Dopo mesi di interlocuzione mia personale con l’amministrazione, finalmente è stata posata una targa commemorativa dedicata a Carlo Saronio, giovane ingegnere chimico e ricercatore, presso il palazzo di corso Venezia 30, in cui lo stesso viveva e dove è stato rapito il 14 aprile 1975, successivamente ucciso da potere operaio, all’età di 25 anni.
Grazie al nipote missionario padre Piero Masolo e a Mario Calabresi per aver proposto una lettura generativa della storia. Grazie anche ad Agnese Moro per aver testimoniato che il male può essere disarmato.
La conferenza “Ricreare Radici. Carlo Saronio, una storia di famiglia” svoltasi in Sala Alessi presso Palazzo Marino ha permesso di ricostruire la vicenda del giovane ingegnere ucciso e di guardare avanti: da tanto male e tanta violenza è nata la Fondazione Darefrutto, un’organizzazione no-profit con la missione della tutela e valorizzazione del patrimonio rurale e ambientale presso la tenuta San Marzano Mercurina, un tempo di proprietà della famiglia Saronio. Il progetto voluto da padre Masolo intende recuperare luoghi e territori abbandonati e mediante operazioni di riqualifica riportarli a nuova vita, con l’obiettivo di restituire queste aree alla comunità affinché diventino luoghi di aggregazione come strumenti di sviluppo economico sostenibile, di promozione culturale e solidarietà sociale.
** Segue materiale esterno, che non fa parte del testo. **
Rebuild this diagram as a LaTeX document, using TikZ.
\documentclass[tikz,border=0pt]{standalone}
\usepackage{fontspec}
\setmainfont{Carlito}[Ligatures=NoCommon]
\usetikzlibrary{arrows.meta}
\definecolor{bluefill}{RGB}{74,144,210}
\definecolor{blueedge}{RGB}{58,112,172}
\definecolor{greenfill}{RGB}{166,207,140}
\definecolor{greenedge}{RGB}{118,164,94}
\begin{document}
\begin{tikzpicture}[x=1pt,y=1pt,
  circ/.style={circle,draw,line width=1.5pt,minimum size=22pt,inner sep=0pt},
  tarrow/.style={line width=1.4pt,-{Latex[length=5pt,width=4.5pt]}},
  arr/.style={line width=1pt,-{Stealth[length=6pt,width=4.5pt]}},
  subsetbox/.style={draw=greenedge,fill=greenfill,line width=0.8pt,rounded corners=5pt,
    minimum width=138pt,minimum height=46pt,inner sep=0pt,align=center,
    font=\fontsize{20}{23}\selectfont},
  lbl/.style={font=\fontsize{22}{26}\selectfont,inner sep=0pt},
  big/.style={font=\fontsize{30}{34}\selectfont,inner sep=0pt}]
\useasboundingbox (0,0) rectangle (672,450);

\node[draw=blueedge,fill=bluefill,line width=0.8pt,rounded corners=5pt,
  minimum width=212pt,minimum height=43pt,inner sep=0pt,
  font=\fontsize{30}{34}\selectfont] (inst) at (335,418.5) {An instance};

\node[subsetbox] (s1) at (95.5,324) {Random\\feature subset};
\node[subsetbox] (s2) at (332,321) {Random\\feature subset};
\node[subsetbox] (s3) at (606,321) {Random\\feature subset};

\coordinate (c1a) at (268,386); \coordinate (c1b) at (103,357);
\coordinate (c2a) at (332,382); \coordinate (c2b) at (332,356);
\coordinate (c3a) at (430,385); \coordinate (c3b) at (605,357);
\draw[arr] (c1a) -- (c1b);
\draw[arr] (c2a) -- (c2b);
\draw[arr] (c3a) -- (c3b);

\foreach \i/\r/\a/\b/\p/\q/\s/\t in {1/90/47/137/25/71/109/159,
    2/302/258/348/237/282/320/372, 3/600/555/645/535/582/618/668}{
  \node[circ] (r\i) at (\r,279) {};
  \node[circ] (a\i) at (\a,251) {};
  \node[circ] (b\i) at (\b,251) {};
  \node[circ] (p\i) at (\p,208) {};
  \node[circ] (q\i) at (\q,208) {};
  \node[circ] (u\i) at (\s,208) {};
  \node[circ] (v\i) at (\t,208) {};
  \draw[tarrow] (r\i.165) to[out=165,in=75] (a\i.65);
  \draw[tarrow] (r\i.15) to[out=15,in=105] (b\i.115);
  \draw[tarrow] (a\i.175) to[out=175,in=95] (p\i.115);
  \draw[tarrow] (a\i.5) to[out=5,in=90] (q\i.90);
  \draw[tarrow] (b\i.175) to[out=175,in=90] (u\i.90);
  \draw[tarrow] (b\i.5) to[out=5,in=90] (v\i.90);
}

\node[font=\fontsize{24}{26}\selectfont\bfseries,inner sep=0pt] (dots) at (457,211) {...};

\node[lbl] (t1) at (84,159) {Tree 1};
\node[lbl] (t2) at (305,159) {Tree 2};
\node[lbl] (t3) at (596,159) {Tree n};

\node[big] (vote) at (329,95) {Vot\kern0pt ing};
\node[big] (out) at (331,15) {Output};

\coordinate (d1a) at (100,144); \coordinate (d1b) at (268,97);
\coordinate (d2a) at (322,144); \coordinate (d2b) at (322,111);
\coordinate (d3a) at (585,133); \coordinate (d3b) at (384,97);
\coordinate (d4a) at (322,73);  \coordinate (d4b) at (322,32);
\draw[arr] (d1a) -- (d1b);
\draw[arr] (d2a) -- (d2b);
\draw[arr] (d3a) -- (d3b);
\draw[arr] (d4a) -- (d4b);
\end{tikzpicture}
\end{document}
Il ricordo di Carlo Saronio fa parte del palinsesto di Milano è memoria, la piattaforma nata nel 2017 per dare rilievo e ricordare persone, fatti ed eventi che testimoniano la storia e l’identità della città di Milano
Carlo Saronio, ingegnere chimico e ricercatore dell’Istituto Mario Negri, è figlio di Piero Saronio industriale e proprietario di alcuni stabilimenti specializzati nella produzione di coloranti. La sua è una delle famiglie più facoltose di Milano. Abita in un palazzo signorile in corso Venezia, al civico 30. Il pomeriggio del 14 aprile 1975 Carlo esce dal portone di casa e viene aggredito, immobilizzato e caricato su un’auto: è un rapimento voluto da membri appartenenti all’autonomia operaia per estorcere denaro alla sua famiglia. Tra gli esecutori, aiutato da uomini della malavita comune, c’è anche Carlo Fioroni, l’amico che aveva conosciuto ai tempi di Potere operaio, militante della sinistra extraparlamentare. Il rapimento quella stessa sera finisce in tragedia. La dose di cloroformio usata per addormentare Carlo è eccessiva e lo uccide. I rapitori decidono di chiedere comunque il riscatto alla famiglia che ne paga una prima parte credendo che il giovane sia vivo. Ma nemmeno il suo corpo sarà mai restituito. Sarà ritrovato solo tre anni dopo nel greto di un fosso su indicazione di uno degli uomini pagati per rapirlo. Da allora Carlo riposa nella tomba di famiglia al Cimitero Monumentale.